Comparative advantages, taxes

Sep 12, 2008
14,201
3,567
185
Every year Forbes publishes a tax misery index. It lists all the taxes the TOP marginal taxpayer would pay in each locale.

There are lots of surprises here. China is the state with the highest tax rate.
The US, for all the whining of us on the right, is actually pretty far down on the list. (though if we added in the cost of insurance, we might zoom way up...)


the weakest European states are pretty near the top. (Greece and Spain and Portugal) As are powerhouses like Norway and Sweden. Israel, for all its socialist talk, is way down near the middle. Communist Vietnam is lower yet, not a whole lot higher than tax rates in Texas, supposedly very business friendly. And Russia is a great deal lower than that.

Ireland is also in trouble, but it is pretty far down on the tax rates.

An interesting part of the tax picture is the geezer support taxes, which are huge in some places, like Ukraine, mexico, china, pretty much all of europe except Switzerland. In Asia, South Korea, Vietnam, and Japan all have low Geezer support taxes, but cultural mores mean this is shifted on to the citizens in a very large way. In Asia, four generation households are normal. All this cost is a real part of the expense of raising a family, so there is a huge tradeoff here that we don't see. The US has the lowest taxes to support the elderly in the west. Even the UAE, which has no other taxes, still has higher geezer taxes than the US. In most places, this tax falls on the employer, rather than on the worker. In the US, it is equally shared. Israel and the UAE are kind of weird in that the employee pays the larger share.


It is a cool chart.

unhappy.png
 
Nice chart, too bad the values are not expressed as some kind of % rather than as some mystery unit called "misery".

Got a link to the source?
 
You can find it here, but all they have on this page is just the chart.
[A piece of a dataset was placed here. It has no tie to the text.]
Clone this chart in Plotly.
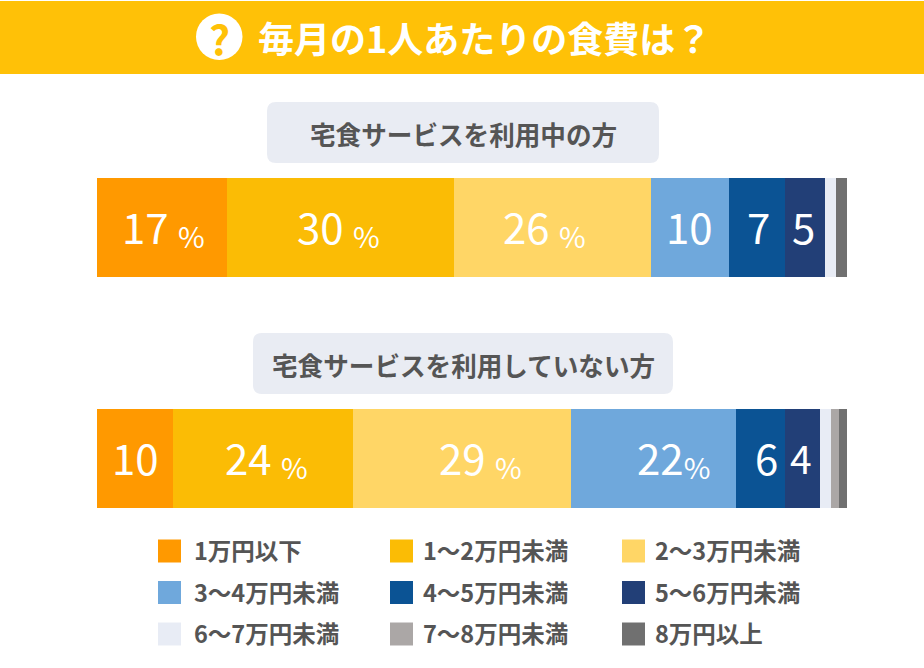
import plotly.graph_objects as go

W = 924
H = 668

title = "毎月の1人あたりの食費は？"
groups = ["宅食サービスを利用中の方", "宅食サービスを利用していない方"]
legend_names = ["1万円以下", "1〜2万円未満", "2〜3万円未満",
                "3〜4万円未満", "4〜5万円未満", "5〜6万円未満",
                "6〜7万円未満", "7〜8万円未満", "8万円以上"]
colors = ["#FF9900", "#FBBC05", "#FFD666", "#6FA8DC", "#0B5394",
          "#223F77", "#E8ECF5", "#ABA7A6", "#707070"]

# share of each bracket
using = [17.3, 30.3, 26.3, 10.4, 7.4, 5.3, 1.5, 0, 1.5]
not_using = [10.1, 24.0, 29.1, 22.0, 6.5, 4.7, 1.4, 1.1, 1.1]

using_labels = ["17 %", "30 %", "26 %", "10", "7", "5"]
not_using_labels = ["10", "24 %", "29 %", "22%", "6", "4"]

# the labels in the original are not quite centred in their segment (px)
using_nudge = [2, -2, -8, -1, 1, -1]
not_using_nudge = [1, 4, 19, 20, 6, -1]
not_using_sizes = [42, 42, 42, 42, 42, 39]


def px_x(v):
    return v / W


def px_y(v):
    return 1 - v / H


def rounded_box(x0, y0, x1, y1, r, color):
    p = (f"M {px_x(x0 + r)} {px_y(y0)} L {px_x(x1 - r)} {px_y(y0)} "
         f"Q {px_x(x1)} {px_y(y0)} {px_x(x1)} {px_y(y0 + r)} "
         f"L {px_x(x1)} {px_y(y1 - r)} "
         f"Q {px_x(x1)} {px_y(y1)} {px_x(x1 - r)} {px_y(y1)} "
         f"L {px_x(x0 + r)} {px_y(y1)} "
         f"Q {px_x(x0)} {px_y(y1)} {px_x(x0)} {px_y(y1 - r)} "
         f"L {px_x(x0)} {px_y(y0 + r)} "
         f"Q {px_x(x0)} {px_y(y0)} {px_x(x0 + r)} {px_y(y0)} Z")
    return dict(type="path", xref="paper", yref="paper", path=p,
                fillcolor=color, line=dict(width=0), layer="below")


def page_text(x, y, text, size, color, weight=700, anchor="center"):
    return dict(xref="paper", yref="paper", x=px_x(x), y=px_y(y), text=text,
                showarrow=False, xanchor=anchor, yanchor="middle",
                font=dict(family="Noto Sans CJK JP", size=size, color=color, weight=weight))


fig = go.Figure()
for i, name in enumerate(legend_names):
    fig.add_trace(go.Bar(
        y=groups, x=[using[i], not_using[i]], name=name, orientation="h",
        marker=dict(color=colors[i], line=dict(width=0)),
        hoverinfo="name+x", showlegend=False,
    ))

shapes = [
    dict(type="rect", xref="paper", yref="paper", x0=0, x1=1, y0=px_y(74), y1=px_y(1),
         fillcolor="#FFC107", line=dict(width=0), layer="below"),
    dict(type="circle", xref="paper", yref="paper", x0=px_x(196), x1=px_x(242.5),
         y0=px_y(60), y1=px_y(13.5), fillcolor="white", line=dict(width=0)),
    rounded_box(267, 102, 659, 163, 9, "#E9ECF3"),
    rounded_box(253, 333, 673, 394, 9, "#E9ECF3"),
]

annotations = [
    page_text(219.5, 37, "?", 41, "#FFC107", 700),
    page_text(484.5, 37, title, 36, "white"),
    page_text(463.5, 133, groups[0], 25.6, "#555555"),
    page_text(463.5, 364, groups[1], 25.6, "#555555"),
]

# value labels, placed from the running total of each bar
for group, values, labels, nudges, sizes in [
    (groups[0], using, using_labels, using_nudge, [42] * 6),
    (groups[1], not_using, not_using_labels, not_using_nudge, not_using_sizes),
]:
    total = 0
    for value, label, nudge, size in zip(values, labels, nudges, sizes):
        text = label.replace("%", '<span style="font-size:29px;baseline-shift:-4px">%</span>')
        annotations.append(dict(
            x=total + value / 2, y=group, xref="x", yref="y", text=text,
            xshift=nudge, yshift=2, showarrow=False,
            font=dict(family="Noto Sans CJK JP", size=size, color="white"),
        ))
        total += value

# legend drawn by hand: the swatches are bigger than a plotly legend allows
col_swatch = [158, 390, 622]
col_text = [192, 421, 653]
row_mid = [551, 592.5, 634]
for i, name in enumerate(legend_names):
    r, c = divmod(i, 3)
    shapes.append(dict(type="rect", xref="paper", yref="paper",
                       x0=px_x(col_swatch[c]), x1=px_x(col_swatch[c] + 23),
                       y0=px_y(row_mid[r] + 11.5), y1=px_y(row_mid[r] - 11.5),
                       fillcolor=colors[i], line=dict(width=0)))
    annotations.append(page_text(col_text[c], row_mid[r] - 1, name, 23.5, "#555555", 700, "left"))

fig.update_layout(
    width=W, height=H, margin=dict(l=0, r=0, t=0, b=0, pad=0), autosize=False,
    barmode="stack", bargap=1 - 99 / 231,
    paper_bgcolor="white", plot_bgcolor="white",
    shapes=shapes, annotations=annotations,
    xaxis=dict(domain=[px_x(97), px_x(847)], range=[0, 100], visible=False),
    yaxis=dict(domain=[px_y(574), px_y(112)], type="category", categoryorder="array",
               categoryarray=groups, range=[1.5, -0.5], visible=False),
)

fig.write_html("out.html", config=dict(displayModeBar=False),
               post_script="document.body.style.margin='0';document.body.style.overflow='hidden';")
There is a collection of charts here.

One of the problems of the chart is it adds taxes on different income sources together, so you get numbers that are don't make a whole lot of sense, but the point of the exercise is to have some basis of comparison where countries are compared to each other

Standardization is hard. The Economist tries to make for a standard idea with PPP and the big mac, but even here, getting a handle on reality is hard.
20101016_fnc469.gif


PPP argues that a big mac should cost the same in all countires, but in china, labor costs for a worker are 40 cents an hour, in the US, wages are (net to the employer after taxes etc) somewhere in the region of $11 an hour. Though why the big mac costs nearly $6 in Brazil is a mystery. The big mac index assumes all inputs are pretty much equal. Which is just not the case. But this is best handle on currency issues I have yet seen
 
interesting, indeed. i wonder what explains the discrepancy between the OP chart and cannon's oecd-derived one. check out mexico.
 
They are both from Forbes.

It is explained here.
This chart takes into account the total taxes, including "stealth" taxes (green and carbon taxes, for example) imposed by a country at all levels, national and local, as a share of GDP. It includes as well overall government spending, which will only get worse in reaction to the economic meltdown and contracting economies around the world. Some countries, such as Norway, are running large surpluses because of North Sea oil taxes. Others, such as France, are spending more than they're taking in. The resulting deficits are covered by public debt repaid through future taxes and stealth taxes. This breakdown is available only for OECD member countries (smaller than our Misery set) and uses the latest official 2008 data from the OECD for the year 2007, except where noted.
 
Would be cool to stack it against the unemployment rates

I would like to see it stacked against all the stealth taxes, including inflation.
LC, I don't think that is even possible and inflation is the most identifiable stealth tax. The folks doing the CPI survey don't have the budget to keep track of which vendors are used and what quantities of goods and services are being purchased and readily admit that such is the case. Other stealth taxes include ethanol subsidies and sugar quotas that increase US fuel costs by 150% or more. Quotas on cotton raise the cost of clothes astronomically (Mali and the central Asian stans can produce cotton in greater quantity and quality than the US can.) This list can go on forever.
 
Last edited:
It probably isn't all that hard to do Willie. While inflation itself is a phantom, exchange rates and commodity prices are really easy to use in comparative analysis.

Those are actually pretty accurate imo.

Other stealth taxes have to be calculated, which the study has done, but that's real dicey stuff. Hard to be objective.